**SHORT PROBLEM**
How many lines of the records below contain the word "code"? Answer with the number alone.

··· STORED ROWS ···

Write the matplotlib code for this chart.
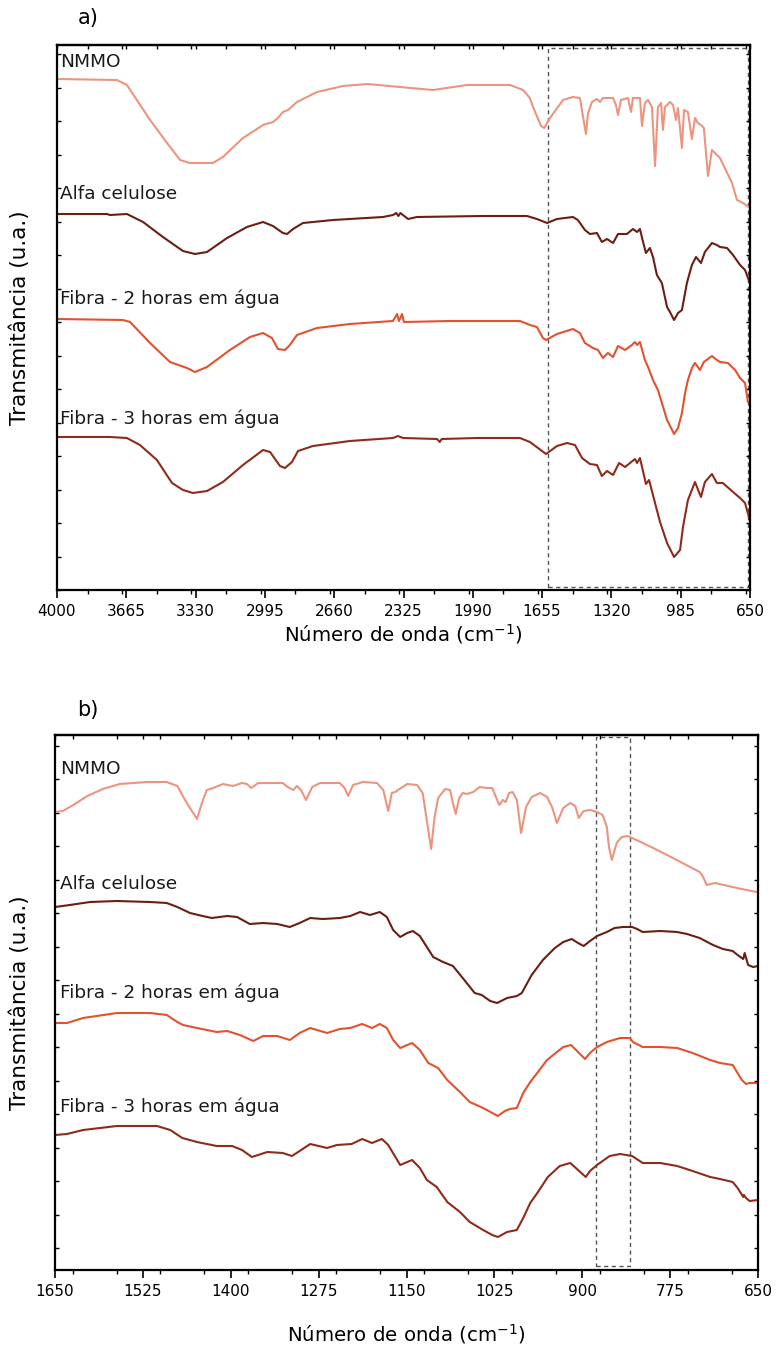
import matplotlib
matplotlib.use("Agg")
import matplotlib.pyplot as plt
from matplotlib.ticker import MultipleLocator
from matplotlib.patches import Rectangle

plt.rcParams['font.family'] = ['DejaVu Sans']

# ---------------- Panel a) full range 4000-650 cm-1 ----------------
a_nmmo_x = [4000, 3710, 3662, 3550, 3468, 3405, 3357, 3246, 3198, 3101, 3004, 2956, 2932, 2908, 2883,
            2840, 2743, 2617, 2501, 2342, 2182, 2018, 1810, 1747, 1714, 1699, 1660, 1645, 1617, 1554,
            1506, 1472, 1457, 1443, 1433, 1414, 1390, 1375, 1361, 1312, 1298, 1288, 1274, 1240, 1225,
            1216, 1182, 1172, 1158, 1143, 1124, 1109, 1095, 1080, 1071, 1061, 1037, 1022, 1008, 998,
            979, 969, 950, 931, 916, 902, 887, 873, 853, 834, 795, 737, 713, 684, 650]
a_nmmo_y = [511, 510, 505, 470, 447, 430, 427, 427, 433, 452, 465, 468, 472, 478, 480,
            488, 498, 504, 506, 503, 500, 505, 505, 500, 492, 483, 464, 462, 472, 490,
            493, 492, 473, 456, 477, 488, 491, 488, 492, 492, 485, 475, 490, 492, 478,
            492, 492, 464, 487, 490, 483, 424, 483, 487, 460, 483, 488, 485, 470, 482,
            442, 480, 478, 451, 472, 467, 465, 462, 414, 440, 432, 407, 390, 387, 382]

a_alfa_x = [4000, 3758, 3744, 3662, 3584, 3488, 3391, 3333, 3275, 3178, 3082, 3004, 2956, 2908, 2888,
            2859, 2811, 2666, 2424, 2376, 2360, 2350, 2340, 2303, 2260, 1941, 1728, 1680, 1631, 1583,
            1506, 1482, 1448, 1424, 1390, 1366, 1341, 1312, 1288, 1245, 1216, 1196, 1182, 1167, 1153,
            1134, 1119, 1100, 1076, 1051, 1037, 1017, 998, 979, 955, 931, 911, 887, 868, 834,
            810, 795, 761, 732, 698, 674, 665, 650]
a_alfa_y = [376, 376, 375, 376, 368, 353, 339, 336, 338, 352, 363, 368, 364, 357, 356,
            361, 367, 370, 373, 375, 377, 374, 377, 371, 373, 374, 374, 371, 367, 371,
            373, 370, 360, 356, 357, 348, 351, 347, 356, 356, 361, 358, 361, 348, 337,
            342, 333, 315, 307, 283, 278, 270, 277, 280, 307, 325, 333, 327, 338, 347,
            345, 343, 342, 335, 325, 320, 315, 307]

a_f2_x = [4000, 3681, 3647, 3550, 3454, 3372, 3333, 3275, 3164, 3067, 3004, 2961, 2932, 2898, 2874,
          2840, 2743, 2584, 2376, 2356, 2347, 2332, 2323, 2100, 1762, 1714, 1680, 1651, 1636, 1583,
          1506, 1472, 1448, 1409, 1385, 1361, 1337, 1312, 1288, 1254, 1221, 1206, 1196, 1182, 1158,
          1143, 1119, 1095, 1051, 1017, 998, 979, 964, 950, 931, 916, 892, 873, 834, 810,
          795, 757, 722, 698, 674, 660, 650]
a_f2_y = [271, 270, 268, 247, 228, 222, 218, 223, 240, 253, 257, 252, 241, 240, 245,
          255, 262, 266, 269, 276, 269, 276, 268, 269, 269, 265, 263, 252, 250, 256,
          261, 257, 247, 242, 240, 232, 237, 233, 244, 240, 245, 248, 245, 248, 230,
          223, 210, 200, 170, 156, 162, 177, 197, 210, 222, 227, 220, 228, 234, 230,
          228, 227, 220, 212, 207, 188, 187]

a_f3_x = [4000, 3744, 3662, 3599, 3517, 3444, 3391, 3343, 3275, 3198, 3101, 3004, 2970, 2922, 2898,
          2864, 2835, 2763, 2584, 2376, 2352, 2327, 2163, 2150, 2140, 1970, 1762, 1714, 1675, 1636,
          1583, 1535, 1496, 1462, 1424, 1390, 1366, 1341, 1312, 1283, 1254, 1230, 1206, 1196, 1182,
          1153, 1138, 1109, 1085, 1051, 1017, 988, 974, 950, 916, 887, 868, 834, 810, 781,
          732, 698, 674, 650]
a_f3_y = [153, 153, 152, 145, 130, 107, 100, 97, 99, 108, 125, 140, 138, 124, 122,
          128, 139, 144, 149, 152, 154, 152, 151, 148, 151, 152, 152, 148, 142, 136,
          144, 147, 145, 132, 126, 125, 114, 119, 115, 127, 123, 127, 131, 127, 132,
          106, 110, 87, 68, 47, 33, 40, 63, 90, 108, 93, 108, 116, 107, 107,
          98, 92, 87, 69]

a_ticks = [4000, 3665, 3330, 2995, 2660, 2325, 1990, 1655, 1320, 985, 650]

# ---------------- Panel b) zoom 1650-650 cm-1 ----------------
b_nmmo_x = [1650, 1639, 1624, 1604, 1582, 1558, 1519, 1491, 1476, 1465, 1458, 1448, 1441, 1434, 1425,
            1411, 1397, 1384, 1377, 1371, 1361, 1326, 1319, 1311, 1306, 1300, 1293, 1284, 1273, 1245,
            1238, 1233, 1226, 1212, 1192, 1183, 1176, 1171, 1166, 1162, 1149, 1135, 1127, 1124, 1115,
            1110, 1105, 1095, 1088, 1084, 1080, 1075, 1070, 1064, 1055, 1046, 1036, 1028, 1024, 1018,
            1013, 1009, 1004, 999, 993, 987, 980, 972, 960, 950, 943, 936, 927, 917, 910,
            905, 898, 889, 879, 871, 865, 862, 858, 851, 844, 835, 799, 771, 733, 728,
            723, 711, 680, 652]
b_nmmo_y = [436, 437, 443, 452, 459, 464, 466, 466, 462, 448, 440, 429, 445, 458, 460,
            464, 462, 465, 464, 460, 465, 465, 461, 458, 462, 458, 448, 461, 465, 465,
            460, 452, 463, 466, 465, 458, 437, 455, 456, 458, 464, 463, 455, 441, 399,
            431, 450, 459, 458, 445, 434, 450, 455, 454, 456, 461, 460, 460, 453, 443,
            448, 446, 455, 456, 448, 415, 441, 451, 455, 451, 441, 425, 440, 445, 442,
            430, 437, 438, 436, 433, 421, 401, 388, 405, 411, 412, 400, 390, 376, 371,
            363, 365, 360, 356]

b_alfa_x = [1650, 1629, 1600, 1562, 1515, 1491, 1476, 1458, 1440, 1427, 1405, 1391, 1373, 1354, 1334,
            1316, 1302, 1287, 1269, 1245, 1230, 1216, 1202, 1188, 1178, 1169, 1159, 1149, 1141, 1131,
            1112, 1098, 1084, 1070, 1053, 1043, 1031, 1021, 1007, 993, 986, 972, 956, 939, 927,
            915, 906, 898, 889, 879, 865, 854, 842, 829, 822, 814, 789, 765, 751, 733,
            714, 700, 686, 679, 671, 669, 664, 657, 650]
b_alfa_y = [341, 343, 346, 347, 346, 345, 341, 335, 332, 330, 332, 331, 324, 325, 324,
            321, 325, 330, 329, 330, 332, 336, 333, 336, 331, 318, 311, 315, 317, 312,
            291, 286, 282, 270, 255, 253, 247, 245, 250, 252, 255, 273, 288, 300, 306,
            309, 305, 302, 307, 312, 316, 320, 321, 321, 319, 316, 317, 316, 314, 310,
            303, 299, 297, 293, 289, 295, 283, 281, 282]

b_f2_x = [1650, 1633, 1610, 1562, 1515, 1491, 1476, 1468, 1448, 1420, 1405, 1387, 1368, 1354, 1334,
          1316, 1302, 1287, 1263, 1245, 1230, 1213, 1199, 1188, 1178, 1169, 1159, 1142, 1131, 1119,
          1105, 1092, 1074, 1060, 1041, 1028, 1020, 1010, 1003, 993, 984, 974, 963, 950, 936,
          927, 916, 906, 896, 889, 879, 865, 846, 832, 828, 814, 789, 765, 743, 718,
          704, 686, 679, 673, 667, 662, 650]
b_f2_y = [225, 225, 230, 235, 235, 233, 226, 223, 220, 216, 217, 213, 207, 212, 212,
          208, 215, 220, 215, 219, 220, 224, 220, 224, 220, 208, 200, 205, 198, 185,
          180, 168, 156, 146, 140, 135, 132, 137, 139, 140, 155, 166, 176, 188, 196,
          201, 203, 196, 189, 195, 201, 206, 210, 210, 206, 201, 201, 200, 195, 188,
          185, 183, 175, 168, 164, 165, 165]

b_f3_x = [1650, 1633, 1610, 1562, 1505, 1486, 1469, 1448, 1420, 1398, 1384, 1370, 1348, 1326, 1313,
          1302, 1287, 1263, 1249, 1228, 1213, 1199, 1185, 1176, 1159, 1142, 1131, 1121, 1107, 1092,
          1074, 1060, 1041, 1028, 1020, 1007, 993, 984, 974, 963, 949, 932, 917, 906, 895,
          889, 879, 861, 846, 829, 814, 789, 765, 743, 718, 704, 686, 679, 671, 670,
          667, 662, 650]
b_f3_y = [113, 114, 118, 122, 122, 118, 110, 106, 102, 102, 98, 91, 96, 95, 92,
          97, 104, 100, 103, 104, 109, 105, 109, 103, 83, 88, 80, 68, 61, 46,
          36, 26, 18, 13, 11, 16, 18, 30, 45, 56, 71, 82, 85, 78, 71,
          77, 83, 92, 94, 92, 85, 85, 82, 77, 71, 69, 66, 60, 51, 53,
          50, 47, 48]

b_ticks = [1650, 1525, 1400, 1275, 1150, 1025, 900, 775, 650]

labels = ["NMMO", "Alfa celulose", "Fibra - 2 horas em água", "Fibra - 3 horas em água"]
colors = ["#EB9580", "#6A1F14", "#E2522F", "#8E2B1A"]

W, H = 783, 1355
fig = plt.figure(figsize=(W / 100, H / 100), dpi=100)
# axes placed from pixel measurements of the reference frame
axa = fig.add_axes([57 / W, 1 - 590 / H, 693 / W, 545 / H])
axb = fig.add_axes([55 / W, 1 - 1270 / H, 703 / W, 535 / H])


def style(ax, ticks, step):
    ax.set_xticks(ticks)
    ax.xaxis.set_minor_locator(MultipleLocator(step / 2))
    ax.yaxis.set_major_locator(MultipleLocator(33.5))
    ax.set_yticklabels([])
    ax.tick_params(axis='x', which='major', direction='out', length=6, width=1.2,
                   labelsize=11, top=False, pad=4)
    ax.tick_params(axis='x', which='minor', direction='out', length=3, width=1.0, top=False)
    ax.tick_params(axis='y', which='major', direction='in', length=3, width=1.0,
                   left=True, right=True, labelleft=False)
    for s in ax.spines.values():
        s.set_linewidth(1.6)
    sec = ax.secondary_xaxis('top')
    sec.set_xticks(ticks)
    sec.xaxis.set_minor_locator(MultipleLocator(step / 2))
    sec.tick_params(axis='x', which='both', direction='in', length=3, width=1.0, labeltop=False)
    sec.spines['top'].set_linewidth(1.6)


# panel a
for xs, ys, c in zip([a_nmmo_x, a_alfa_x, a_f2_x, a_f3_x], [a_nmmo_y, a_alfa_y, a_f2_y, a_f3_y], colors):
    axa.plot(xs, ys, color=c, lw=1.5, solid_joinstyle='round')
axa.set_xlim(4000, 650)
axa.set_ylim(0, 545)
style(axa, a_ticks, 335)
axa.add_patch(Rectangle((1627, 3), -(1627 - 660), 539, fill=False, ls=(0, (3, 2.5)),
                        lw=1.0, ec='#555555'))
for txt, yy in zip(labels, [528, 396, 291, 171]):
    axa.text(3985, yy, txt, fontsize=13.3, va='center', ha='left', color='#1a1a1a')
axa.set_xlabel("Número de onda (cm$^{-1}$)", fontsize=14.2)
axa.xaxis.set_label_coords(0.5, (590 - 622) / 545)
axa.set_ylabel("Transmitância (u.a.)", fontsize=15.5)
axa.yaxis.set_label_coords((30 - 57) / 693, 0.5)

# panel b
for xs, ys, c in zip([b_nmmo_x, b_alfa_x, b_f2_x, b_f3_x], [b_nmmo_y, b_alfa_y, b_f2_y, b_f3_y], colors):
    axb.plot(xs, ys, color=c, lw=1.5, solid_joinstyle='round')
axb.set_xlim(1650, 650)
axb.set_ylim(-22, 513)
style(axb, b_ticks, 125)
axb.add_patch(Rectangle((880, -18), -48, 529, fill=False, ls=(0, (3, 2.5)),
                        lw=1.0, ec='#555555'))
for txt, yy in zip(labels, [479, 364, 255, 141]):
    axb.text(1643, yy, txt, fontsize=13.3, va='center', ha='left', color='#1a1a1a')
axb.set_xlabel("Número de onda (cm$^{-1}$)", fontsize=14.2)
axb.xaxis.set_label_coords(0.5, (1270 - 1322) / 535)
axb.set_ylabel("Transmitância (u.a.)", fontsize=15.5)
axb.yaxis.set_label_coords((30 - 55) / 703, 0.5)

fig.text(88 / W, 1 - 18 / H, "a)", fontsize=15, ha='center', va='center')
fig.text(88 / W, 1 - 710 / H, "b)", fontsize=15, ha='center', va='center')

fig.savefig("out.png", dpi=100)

···
··· STORED ROWS ···

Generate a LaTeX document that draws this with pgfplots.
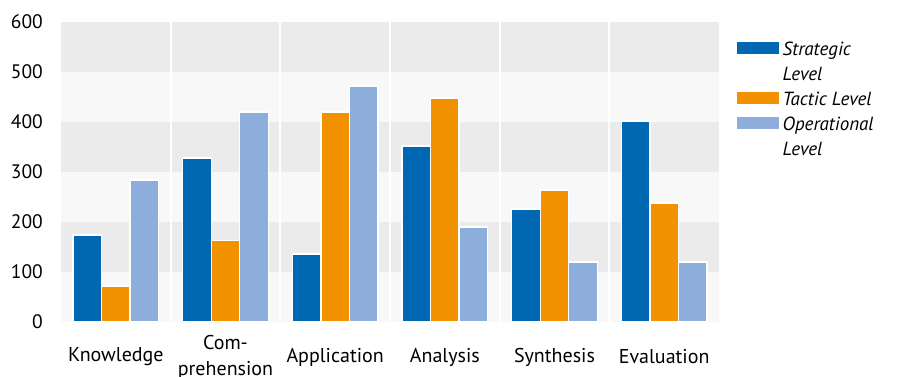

···
··· STORED ROWS ···

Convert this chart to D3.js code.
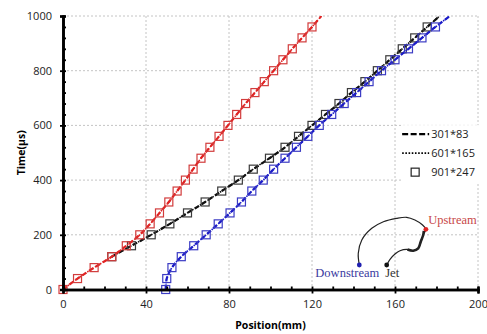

···

**RESPONSE**
2